Возражение 2. Далее, в том, что является просто благим, нет ни избытка, ни недостатка и, следовательно, в нем нет и середины, что, согласно сказанному во второй [книге] «Этики», со всей очевидностью имеет место в случае добродетелей234. Но в пятой [книге] «Этики» сказано, что правосудность касается того, что является просто благим. Следовательно, правосудность не блюдет действительную середину.
Возражение 3. Далее, о других добродетелях говорят как о блюдущих рассудочную, а не действительную середину потому, что в их случае середина может меняться в зависимости от того, о ком идет речь, поскольку то, что для одного слишком много, для другого может оказаться слишком мало235. Но нечто подобное имеет место и в правосудности, поскольку поднявший руку на князя наказывается иначе, чем поднявший руку на простолюдина. Следовательно, правосудность блюдет не действительную, а рассудочную середину.

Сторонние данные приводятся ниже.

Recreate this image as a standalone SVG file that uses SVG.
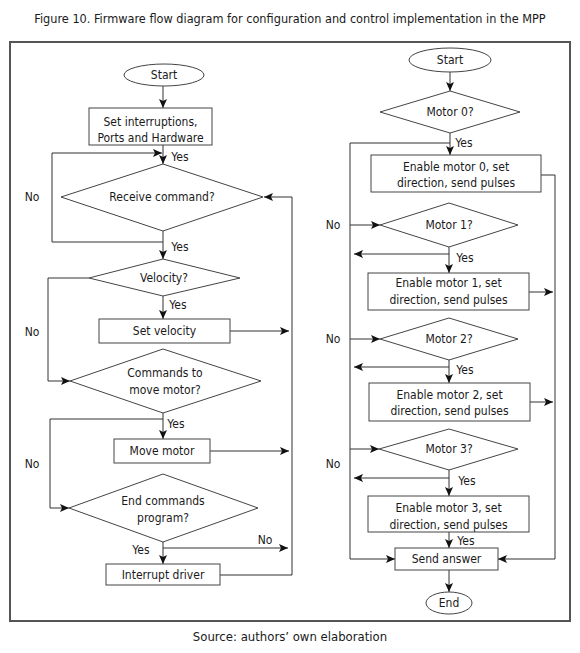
<svg xmlns="http://www.w3.org/2000/svg" width="580" height="653" viewBox="0 0 580 653">
<style>
text{font-family:"Liberation Sans Narrow","DejaVu Sans Condensed","Liberation Sans",sans-serif;font-stretch:condensed;font-size:12px;fill:#1a1a1a;text-anchor:middle}
.shape{fill:#fff;stroke:#444;stroke-width:1}
.ca{fill:none;stroke:#333;stroke-width:1;marker-end:url(#ah)}
</style>
<defs>
<marker id="ah" markerUnits="userSpaceOnUse" markerWidth="10" markerHeight="8" refX="9" refY="4" orient="auto">
<path d="M0,0 L9,4 L0,8 L2,4 Z" fill="#111"/>
</marker>
</defs>
<rect width="580" height="653" fill="#fff"/>
<text x="290" y="23" style="font-size:12.6px">Figure 10. Firmware flow diagram for configuration and control implementation in the MPP</text>
<rect x="10" y="42" width="560" height="579" fill="none" stroke="#555" stroke-width="2"/>
<text x="290" y="641" style="font-size:13px">Source: authors’ own elaboration</text>

<g id="connectors">
<path class="ca" d="M163,86 V108"/>
<path class="ca" d="M163,145 V164"/>
<path class="ca" d="M163,231 V242 H52 V153 H162"/>
<path class="ca" d="M163,242 V259"/>
<path class="ca" d="M89,278 H48 V381 H70"/>
<path class="ca" d="M163,296 V319"/>
<path class="ca" d="M230,331 H289"/>
<path class="ca" d="M163,413 V439"/>
<path class="ca" d="M163,419 H50 V508 H69"/>
<path class="ca" d="M210,451 H289"/>
<path class="ca" d="M163,542 V564"/>
<path class="ca" d="M163,548 H288"/>
<path class="ca" d="M220,575 H292 V197 H264"/>
<path class="ca" d="M450,72 V91"/>
<path class="ca" d="M450,133 V155"/>
<path class="ca" d="M450,143 H350 V559 H395"/>
<path class="ca" d="M541,175 H555 V559 H498"/>
<path class="ca" d="M350,225 H380"/>
<path class="ca" d="M449,247 V273"/>
<path class="ca" d="M449,254 H354"/>
<path class="ca" d="M529,292 H553"/>
<path class="ca" d="M350,339 H380"/>
<path class="ca" d="M449,360 V383"/>
<path class="ca" d="M449,367 H354"/>
<path class="ca" d="M530,402 H553"/>
<path class="ca" d="M350,449 H379"/>
<path class="ca" d="M449,470 V496"/>
<path class="ca" d="M449,478 H354"/>
<path class="ca" d="M449,532 V548"/>
<path class="ca" d="M449,570 V592"/>
<text x="180" y="161">Yes</text>
<text x="32" y="201">No</text>
<text x="180" y="251">Yes</text>
<text x="32" y="336">No</text>
<text x="178" y="309">Yes</text>
<text x="176" y="428">Yes</text>
<text x="32" y="468">No</text>
<text x="141" y="554">Yes</text>
<text x="265" y="544">No</text>
<text x="464" y="147">Yes</text>
<text x="333" y="229">No</text>
<text x="465" y="262">Yes</text>
<text x="333" y="343">No</text>
<text x="465" y="374">Yes</text>
<text x="333" y="468">No</text>
<text x="467" y="485">Yes</text>
<text x="466" y="545">Yes</text>
</g>

<g id="startL"><ellipse class="shape" cx="164" cy="75" rx="40" ry="11"/><text x="164" y="79">Start</text></g>
<g id="setInt"><rect class="shape" x="89" y="108" width="123" height="37"/><text x="150.5" y="126">Set interruptions,</text><text x="150.5" y="142">Ports and Hardware</text></g>
<g id="recv"><polygon class="shape" points="61,197 163,164 263,197 163,231"/><text x="162" y="201">Receive command?</text></g>
<g id="vel"><polygon class="shape" points="89,278 163,259 240,278 163,296"/><text x="164" y="282">Velocity?</text></g>
<g id="setVel"><rect class="shape" x="99" y="319" width="131" height="24"/><text x="164.5" y="335">Set velocity</text></g>
<g id="cmd"><polygon class="shape" points="70,381 163,349 261,381 163,413"/><text x="165" y="377">Commands to</text><text x="165" y="394">move motor?</text></g>
<g id="move"><rect class="shape" x="114" y="439" width="96" height="24"/><text x="162" y="455">Move motor</text></g>
<g id="endCmd"><polygon class="shape" points="69,508 163,474 258,508 163,542"/><text x="163" y="505">End commands</text><text x="163" y="522">program?</text></g>
<g id="intr"><rect class="shape" x="106" y="564" width="114" height="21"/><text x="163" y="579">Interrupt driver</text></g>

<g id="startR"><ellipse class="shape" cx="450" cy="60" rx="41" ry="12"/><text x="450" y="64">Start</text></g>
<g id="m0"><polygon class="shape" points="380,112 450,91 520,112 450,133"/><text x="450" y="116">Motor 0?</text></g>
<g id="b0"><rect class="shape" x="371" y="155" width="170" height="37"/><text x="456" y="171">Enable motor 0, set</text><text x="456" y="187">direction, send pulses</text></g>
<g id="m1"><polygon class="shape" points="380,225 449,203 518,225 449,247"/><text x="449" y="229">Motor 1?</text></g>
<g id="b1"><rect class="shape" x="368" y="273" width="161" height="37"/><text x="448.5" y="287">Enable motor 1, set</text><text x="448.5" y="304">direction, send pulses</text></g>
<g id="m2"><polygon class="shape" points="380,339 449,318 518,339 449,360"/><text x="449" y="343">Motor 2?</text></g>
<g id="b2"><rect class="shape" x="369" y="383" width="161" height="38"/><text x="449.5" y="399">Enable motor 2, set</text><text x="449.5" y="415">direction, send pulses</text></g>
<g id="m3"><polygon class="shape" points="379,449 449,429 518,449 449,470"/><text x="449" y="453">Motor 3?</text></g>
<g id="b3"><rect class="shape" x="368" y="496" width="161" height="36"/><text x="448.5" y="512">Enable motor 3, set</text><text x="448.5" y="529">direction, send pulses</text></g>
<g id="send"><rect class="shape" x="395" y="548" width="103" height="22"/><text x="446.5" y="563">Send answer</text></g>
<g id="endR"><ellipse class="shape" cx="449" cy="603" rx="23" ry="11"/><text x="449" y="607">End</text></g>
</svg>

Этому противоречит сказанное Философом о том, что середина правосудности есть «середина по арифметической пропорции»236, то есть она суть среднее в действительности.
Отвечаю: как уже было сказано (9), другие нравственные добродетели по преимуществу касаются страстей, упорядочение которых должно быть полностью соизмерено с тем человеком, который является их субъектом, поскольку его гнев и желание сопряжены с различными сопутствующими обстоятельствами. Поэтому среднее таких добродетелей измеряется посредством не сопоставления одной вещи с другой, а простого сопоставления с самим добродетельным человеком, и потому их среднее является только той серединой по отношению к нам, какой её определяет разум.
С другой стороны, предметом правосудности является внешняя деятельность, причем с той точки зрения, что в используемых в этой деятельности поступках или вещах должно соблюдать некое равенство в отношении другого человека. Поэтому среднее правосудности состоит в соблюдении некоторого адекватного равенства между внешней вещью и внешним человеком. Но равенство, как сказано в «Метафизике», есть реальная середина между большим и меньшим, и потому правосудность блюдет среднее в действительности.
Ответ на возражение 1. Эта действительная середина есть в то же время и середина рассудочная. Следовательно, правосудность соблюдает условие нравственной добродетели.
Ответ на возражение 2. О чем-либо как о просто благом можно говорит двояко. Во-первых, оно может быть во всех отношениях благим (таковы [например] добродетели), и в таком случае в нем не будет ни середины, ни крайностей. Во-вторых, оно может считаться просто благим постольку, поскольку оно благо абсолютно, то есть по своей природе, хотя оно может стать злым вследствие злоупотребления им (таковы [например] богатство и почести). У подобного рода вещей можно найти избыток, недостаток и середину в смысле того, насколько хорошо или дурно их могут использовать люди, и именно их имеют в виду, когда говорят, что правосудность касается того, что является просто благим.